The man, obviously not impressed by the speech his wife just gave him, nodded.
This train journey from Amsterdam – Maastricht, was going to be a long one.
“Hmm hmm, anything else I did wrong?” he responded with a calm voice.
“Yes! You did..”, the woman suddenly stopped talking and stared at her daughter. She looked at her mother with big eyes.
“Can I have my toooooooy?”
How could she refuse this?
Well, what about give your child a sleeping pill before you get on the train? Because even with her toy she couldn’t shut up. The were two things which were extremely annoying;
1) She had a high voice, which only little girls can have. If you have a little sister, you what I’m talking about. If you’re a girl; you know how to use it.
2) Apparently, her mother was American, her father was Dutch. Now, I don’t have anything against Americans, in general, but there are some aspects which I, in general, don’t like. Lets start with the accent. The high, hysterical “OH MY GOD” transformed the last couple of years to a very low “Oh. My. God.” If you want to make it more dramatic, you cram “Fucking” between My. and God.

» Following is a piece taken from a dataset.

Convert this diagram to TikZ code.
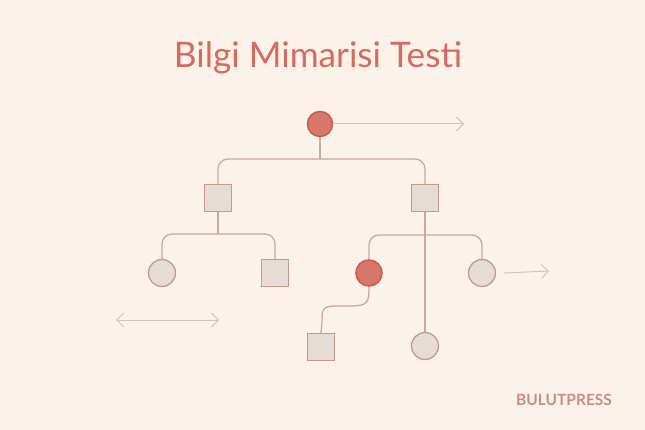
\documentclass[tikz,border=0pt]{standalone}
\usepackage{fontspec}
\setmainfont{Lato}
\newfontfamily\titlefont{Lato}
\usetikzlibrary{arrows.meta,patterns}
\definecolor{bg}{HTML}{FBF3E9}
\definecolor{titlered}{HTML}{D9695F}
\definecolor{lin}{HTML}{C9A8A0}
\definecolor{shapestroke}{HTML}{C9958C}
\definecolor{shapefill}{HTML}{EAE2DB}
\definecolor{hatch}{HTML}{DDD2CB}
\definecolor{redfill}{HTML}{D7776A}
\definecolor{redstroke}{HTML}{D05A4F}
\definecolor{arrowcol}{HTML}{D3C2BD}
\definecolor{brand}{HTML}{C98E80}
\tikzset{
  conn/.style={draw=lin, line width=1.3pt, rounded corners=10pt},
  hatched/.style={preaction={fill=shapefill}, preaction={pattern=north east lines, pattern color=hatch}},
  sq/.style={draw=shapestroke, hatched, line width=1.3pt, minimum size=27pt, inner sep=0pt},
  circ/.style={circle, draw=shapestroke, hatched, line width=1.3pt, minimum size=27pt, inner sep=0pt},
  redcirc/.style={circle, draw=redstroke, fill=redfill, line width=1.6pt, minimum size=25pt, inner sep=0pt},
  farrow/.style={draw=arrowcol, line width=1pt, -{Straight Barb[length=7pt,width=14pt]}},
}
\begin{document}
\begin{tikzpicture}[x=1pt,y=-1pt]
\fill[bg] (0,0) rectangle (645,430);
\useasboundingbox (0,0) rectangle (645,430);
\node[text=titlered, font=\titlefont\fontsize{35.2}{38}\selectfont] (title) at (318,58) {Bilgi Mimarisi Testi};
\node[text=brand, font=\fontsize{15.5}{17}\selectfont\bfseries] (brand) at (564,400) {BULUTPRESS};

\node[redcirc] (root) at (320,124) {};
\node[sq] (sl) at (218,198) {};
\node[sq] (sr) at (425,198) {};
\node[circ] (c1) at (162,273) {};
\node[sq] (s1) at (275,273) {};
\node[redcirc, minimum size=26pt] (c2) at (369,273) {};
\node[circ] (c3) at (482,273) {};
\node[sq] (s2) at (321,347) {};
\node[circ] (c4) at (425,346) {};

\coordinate (ra) at (464,124);
\coordinate (rb) at (549,271);
\coordinate (da) at (116,320);
\coordinate (db) at (219,320);

\draw[farrow] (root.east) -- (ra);
\draw[farrow] ([xshift=8pt]c3.east) -- (rb);
\draw[draw=arrowcol, line width=1pt, {Straight Barb[length=7pt,width=14pt]}-{Straight Barb[length=7pt,width=14pt]}] (da) -- (db);

\draw[conn] (root.south) -- (320,159);
\draw[conn] (sl.north) -- (218,159) -- (425,159) -- (sr.north);
\draw[conn] (sl.south) -- (218,234);
\draw[conn] (c1.north) -- (162,234) -- (275,234) -- (s1.north);
\draw[conn] (c2.north) -- (369,235) -- (482,235) -- (c3.north);
\draw[conn] (sr.south) -- (c4.north);
\draw[draw=lin, line width=1.3pt] (c2.south) -- (369,291) .. controls (369,305) and (364,306) .. (348,306) -- (336,306) .. controls (322,306) and (322,310) .. (322,322) -- (s2.north);
\end{tikzpicture}
\end{document}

But maybe the worst thing of all; she had a younger brother.
I’ve no experiences with younger brothers, only with an elder one and they only become more useful as they got older. Although I can say something about it from my observations. I came up with a hypothesis:Younger brothers like to scream louder than their older sister, because than they think they can gain more respect from their sister.
I thought of sending the NS an email with the idea of a ‘Children Coupé”, where parents with their dearly beloved toddlers could sit and nobody would be bothered. It would be a perfect for this family, because what a nice family it was; they must be so happy together. And it got better. The boy got hungry:
“Ooh you’re hungry? You want some crisps?”said the father. Of course, men like crisps, not chocolate. “Honeeeeeey, do you still have that bag of Bugles?”
The woman opened her bag and opened the Bugles:
“Here smell this”, she sniffed, “can you smell all those chemicals?!”
YES I could smell all those chemicals! That horrible Nacho Cheese smell, in combination with… the chips + mayonnaise (frietje met), which the woman in front of me was eating. Spontaneously, I didn’t feel like eating my peanut butter sandwich any more.
And even when you think, “this can’t get any worse”, a high voice behind you says: “Should I read you a story dear? Yes, yes? You want to hear the story about Kitty, the Cat?”